Three Ways to Make Your Work — and Life — Easier

    • June 4, 2021
    1024 688 BOBBY GENOVESE

    After 15-plus months of dealing with the impact of COVID-19, we deserve a little more ease in our lives.

    That goes without saying for essential workers everywhere whose ongoing efforts are nothing short of heroic. But I mean all of us. The pandemic has reminded us of how quickly everything can turn on a dime. Life is too short and time is too precious for it to be wasted grappling with unnecessary complexities or grinding it out every minute.

    With this in mind, I was excited to dip into my summer book bag to read Greg McKeown’s latest, Effortless: Making It Easier to Do What Matters Most.

    I love takeaways that can be applied immediately, and this book is stuffed full of insights and tactics that can help you shift your mindset to make the most essential activities the easiest to achieve.

    Here are three tips that resonated with me:

    1. Instead of asking, “Why is this so hard?,” invert the question by asking, “What if this could be easy?” I’ve been asking myself a version of this question long before I started my first business at age 25. The “right” way isn’t always the one that involves the most work. A related question I also like to ask myself: “How can we make this fun?

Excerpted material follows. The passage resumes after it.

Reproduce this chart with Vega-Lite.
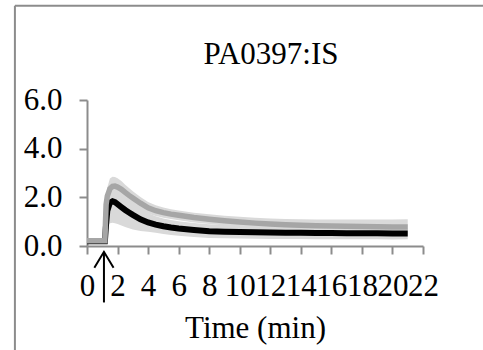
{
  "$schema": "https://vega.github.io/schema/vega-lite/v6.json",
  "autosize": "none",
  "padding": {"left": 87, "top": 100, "right": 60, "bottom": 104},
  "width": 336,
  "height": 146,
  "background": "white",
  "title": {"text": "PA0397:IS", "font": "Liberation Serif", "fontSize": 31, "fontWeight": "normal", "color": "black", "frame": "group", "anchor": "middle", "baseline": "alphabetic", "offset": -90, "dx": 16},
  "config": {
    "view": {"stroke": null},
    "axis": {"grid": false, "domainColor": "#8c8c8c", "domainWidth": 2, "tickColor": "#8c8c8c", "tickWidth": 2, "tickSize": 8,
      "labelFont": "Liberation Serif", "labelFontSize": 31, "labelColor": "black", "labelPadding": 17, "labelOverlap": false, "labelFlush": false,
      "titleFont": "Liberation Serif", "titleFontSize": 31, "titleFontWeight": "normal", "titleColor": "black", "titlePadding": 12}
  },
  "datasets": {"series": [
    {"t": 0, "s": "g", "m": 0.22, "lo": 0.17, "hi": 0.27},
    {"t": 0.5, "s": "g", "m": 0.22, "lo": 0.17, "hi": 0.27},
    {"t": 1.0, "s": "g", "m": 0.22, "lo": 0.17, "hi": 0.27},
    {"t": 1.17, "s": "g", "m": 0.22, "lo": 0.17, "hi": 0.27},
    {"t": 1.25, "s": "g", "m": 1.7, "lo": 1.4, "hi": 2.0},
    {"t": 1.33, "s": "g", "m": 2.05, "lo": 1.7, "hi": 2.4},
    {"t": 1.5, "s": "g", "m": 2.35, "lo": 1.93, "hi": 2.77},
    {"t": 1.67, "s": "g", "m": 2.45, "lo": 2.05, "hi": 2.85},
    {"t": 1.83, "s": "g", "m": 2.46, "lo": 2.08, "hi": 2.84},
    {"t": 2.0, "s": "g", "m": 2.42, "lo": 2.06, "hi": 2.78},
    {"t": 2.25, "s": "g", "m": 2.33, "lo": 1.99, "hi": 2.67},
    {"t": 2.5, "s": "g", "m": 2.2, "lo": 1.88, "hi": 2.52},
    {"t": 2.75, "s": "g", "m": 2.08, "lo": 1.78, "hi": 2.38},
    {"t": 3, "s": "g", "m": 1.97, "lo": 1.69, "hi": 2.25},
    {"t": 3.5, "s": "g", "m": 1.76, "lo": 1.51, "hi": 2.01},
    {"t": 4, "s": "g", "m": 1.57, "lo": 1.33, "hi": 1.81},
    {"t": 4.5, "s": "g", "m": 1.45, "lo": 1.23, "hi": 1.67},
    {"t": 5, "s": "g", "m": 1.37, "lo": 1.16, "hi": 1.58},
    {"t": 5.5, "s": "g", "m": 1.31, "lo": 1.11, "hi": 1.51},
    {"t": 6, "s": "g", "m": 1.26, "lo": 1.06, "hi": 1.46},
    {"t": 7, "s": "g", "m": 1.17, "lo": 0.97, "hi": 1.37},
    {"t": 8, "s": "g", "m": 1.1, "lo": 0.9, "hi": 1.3},
    {"t": 9, "s": "g", "m": 1.04, "lo": 0.84, "hi": 1.24},
    {"t": 10, "s": "g", "m": 0.99, "lo": 0.78, "hi": 1.2},
    {"t": 11, "s": "g", "m": 0.94, "lo": 0.72, "hi": 1.16},
    {"t": 12, "s": "g", "m": 0.9, "lo": 0.67, "hi": 1.13},
    {"t": 13, "s": "g", "m": 0.87, "lo": 0.63, "hi": 1.11},
    {"t": 14, "s": "g", "m": 0.85, "lo": 0.6, "hi": 1.1},
    {"t": 15, "s": "g", "m": 0.83, "lo": 0.57, "hi": 1.09},
    {"t": 16, "s": "g", "m": 0.82, "lo": 0.55, "hi": 1.09},
    {"t": 17, "s": "g", "m": 0.81, "lo": 0.53, "hi": 1.09},
    {"t": 18, "s": "g", "m": 0.8, "lo": 0.51, "hi": 1.09},
    {"t": 19, "s": "g", "m": 0.79, "lo": 0.49, "hi": 1.09},
    {"t": 20, "s": "g", "m": 0.78, "lo": 0.47, "hi": 1.09},
    {"t": 21, "s": "g", "m": 0.78, "lo": 0.46, "hi": 1.1},
    {"t": 0, "s": "b", "m": 0.2, "lo": 0.15, "hi": 0.25},
    {"t": 0.5, "s": "b", "m": 0.2, "lo": 0.15, "hi": 0.25},
    {"t": 1.0, "s": "b", "m": 0.2, "lo": 0.15, "hi": 0.25},
    {"t": 1.17, "s": "b", "m": 0.2, "lo": 0.15, "hi": 0.25},
    {"t": 1.25, "s": "b", "m": 0.9, "lo": 0.4, "hi": 1.4},
    {"t": 1.33, "s": "b", "m": 1.45, "lo": 0.75, "hi": 2.15},
    {"t": 1.5, "s": "b", "m": 1.78, "lo": 0.93, "hi": 2.63},
    {"t": 1.67, "s": "b", "m": 1.84, "lo": 0.96, "hi": 2.72},
    {"t": 1.83, "s": "b", "m": 1.8, "lo": 0.94, "hi": 2.66},
    {"t": 2.0, "s": "b", "m": 1.72, "lo": 0.9, "hi": 2.54},
    {"t": 2.25, "s": "b", "m": 1.6, "lo": 0.84, "hi": 2.36},
    {"t": 2.5, "s": "b", "m": 1.48, "lo": 0.78, "hi": 2.18},
    {"t": 2.75, "s": "b", "m": 1.38, "lo": 0.73, "hi": 2.03},
    {"t": 3, "s": "b", "m": 1.28, "lo": 0.68, "hi": 1.88},
    {"t": 3.5, "s": "b", "m": 1.1, "lo": 0.62, "hi": 1.58},
    {"t": 4, "s": "b", "m": 0.97, "lo": 0.59, "hi": 1.35},
    {"t": 4.5, "s": "b", "m": 0.88, "lo": 0.54, "hi": 1.22},
    {"t": 5, "s": "b", "m": 0.81, "lo": 0.49, "hi": 1.13},
    {"t": 5.5, "s": "b", "m": 0.76, "lo": 0.45, "hi": 1.07},
    {"t": 6, "s": "b", "m": 0.72, "lo": 0.42, "hi": 1.02},
    {"t": 7, "s": "b", "m": 0.66, "lo": 0.37, "hi": 0.95},
    {"t": 8, "s": "b", "m": 0.61, "lo": 0.33, "hi": 0.89},
    {"t": 9, "s": "b", "m": 0.59, "lo": 0.32, "hi": 0.86},
    {"t": 10, "s": "b", "m": 0.58, "lo": 0.31, "hi": 0.85},
    {"t": 11, "s": "b", "m": 0.56, "lo": 0.3, "hi": 0.82},
    {"t": 12, "s": "b", "m": 0.55, "lo": 0.29, "hi": 0.81},
    {"t": 13, "s": "b", "m": 0.54, "lo": 0.29, "hi": 0.79},
    {"t": 14, "s": "b", "m": 0.54, "lo": 0.29, "hi": 0.79},
    {"t": 15, "s": "b", "m": 0.53, "lo": 0.28, "hi": 0.78},
    {"t": 16, "s": "b", "m": 0.53, "lo": 0.28, "hi": 0.78},
    {"t": 17, "s": "b", "m": 0.52, "lo": 0.28, "hi": 0.76},
    {"t": 18, "s": "b", "m": 0.52, "lo": 0.28, "hi": 0.76},
    {"t": 19, "s": "b", "m": 0.52, "lo": 0.28, "hi": 0.76},
    {"t": 20, "s": "b", "m": 0.51, "lo": 0.27, "hi": 0.75},
    {"t": 21, "s": "b", "m": 0.51, "lo": 0.28, "hi": 0.74}
  ]},
  "layer": [
    {"data": {"name": "series"}, "transform": [{"filter": "datum.s === 'b'"}], "mark": {"type": "area", "color": "#d9d9d9"},
     "encoding": {
       "x": {"field": "t", "type": "quantitative", "scale": {"domain": [0, 22], "nice": false},
         "axis": {"title": "Time (min)", "values": [0,2,4,6,8,10,12,14,16,18,20,22]}},
       "y": {"field": "lo", "type": "quantitative", "scale": {"domain": [0, 6], "nice": false},
         "axis": {"title": null, "values": [0,2,4,6], "format": ".1f"}},
       "y2": {"field": "hi"}}},
    {"data": {"name": "series"}, "transform": [{"filter": "datum.s === 'g'"}], "mark": {"type": "area", "color": "#d9d9d9"},
     "encoding": {
       "x": {"field": "t", "type": "quantitative", "axis": {"title": "Time (min)", "values": [0,2,4,6,8,10,12,14,16,18,20,22]}},
       "y": {"field": "lo", "type": "quantitative", "axis": {"title": null, "values": [0,2,4,6], "format": ".1f"}},
       "y2": {"field": "hi"}}},
    {"data": {"name": "series"}, "transform": [{"filter": "datum.s === 'b'"}], "mark": {"type": "line", "color": "black", "strokeWidth": 6},
     "encoding": {
       "x": {"field": "t", "type": "quantitative", "axis": {"title": "Time (min)", "values": [0,2,4,6,8,10,12,14,16,18,20,22]}},
       "y": {"field": "m", "type": "quantitative", "axis": {"title": null, "values": [0,2,4,6], "format": ".1f"}}}},
    {"data": {"name": "series"}, "transform": [{"filter": "datum.s === 'g'"}], "mark": {"type": "line", "color": "#a6a6a6", "strokeWidth": 5.5},
     "encoding": {
       "x": {"field": "t", "type": "quantitative", "axis": {"title": "Time (min)", "values": [0,2,4,6,8,10,12,14,16,18,20,22]}},
       "y": {"field": "m", "type": "quantitative", "axis": {"title": null, "values": [0,2,4,6], "format": ".1f"}}}},
    {"data": {"values": [{"note": "injection"}]}, "mark": {"type": "rule", "color": "black", "strokeWidth": 2, "clip": false},
     "encoding": {
       "x": {"datum": 1.11, "type": "quantitative", "axis": {"title": "Time (min)", "values": [0,2,4,6,8,10,12,14,16,18,20,22]}},
       "y": {"datum": -0.24, "type": "quantitative", "axis": {"title": null, "values": [0,2,4,6], "format": ".1f"}},
       "y2": {"datum": -2.32}}},
    {"data": {"values": [{"note": "injection"}]}, "mark": {"type": "point", "shape": "M-0.6,1L0,0L0.6,1", "filled": false, "color": "black", "strokeWidth": 2, "size": 1024, "opacity": 1, "clip": false},
     "encoding": {
       "x": {"datum": 1.11, "type": "quantitative", "axis": {"title": "Time (min)", "values": [0,2,4,6,8,10,12,14,16,18,20,22]}},
       "y": {"datum": -0.24, "type": "quantitative", "axis": {"title": null, "values": [0,2,4,6], "format": ".1f"}}}},
    {"data": {"values": [{"note": "frame"}]}, "mark": {"type": "rule", "color": "#8c8c8c", "strokeWidth": 2, "clip": false},
     "encoding": {
       "x": {"datum": -4.72, "type": "quantitative", "axis": {"title": "Time (min)", "values": [0,2,4,6,8,10,12,14,16,18,20,22]}},
       "y": {"datum": 9.87, "type": "quantitative", "axis": {"title": null, "values": [0,2,4,6], "format": ".1f"}},
       "y2": {"datum": -5}}},
    {"data": {"values": [{"note": "frame"}]}, "mark": {"type": "rule", "color": "#8c8c8c", "strokeWidth": 2, "clip": false},
     "encoding": {
       "y": {"datum": 9.87, "type": "quantitative", "axis": {"title": null, "values": [0,2,4,6], "format": ".1f"}},
       "x": {"datum": -4.72, "type": "quantitative", "axis": {"title": "Time (min)", "values": [0,2,4,6,8,10,12,14,16,18,20,22]}},
       "x2": {"datum": 26}}}
  ]
}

    2. Pair the most essential activities with the most enjoyable ones. As someone who has blended business with pleasure for as long as I can remember, I know that work and play can co-exist successfully. I can’t imagine doing it any other way.

    3. To simplify the process, don’t simplify the steps: simply remove them. Another way of looking at this, in the author’s words, is to maximize the steps not taken. I love the spirit of ruthless efficiency behind this one. I’ll bet there’s something on your to-do list today that you could spend a week of prep time on — or advance with one phone call this afternoon. Don’t overthink it, don’t over-engineer it.

    Even if you don’t read Effortless, I hope you put these tips to good use. Because who among us wouldn’t want to accomplish more by trying less?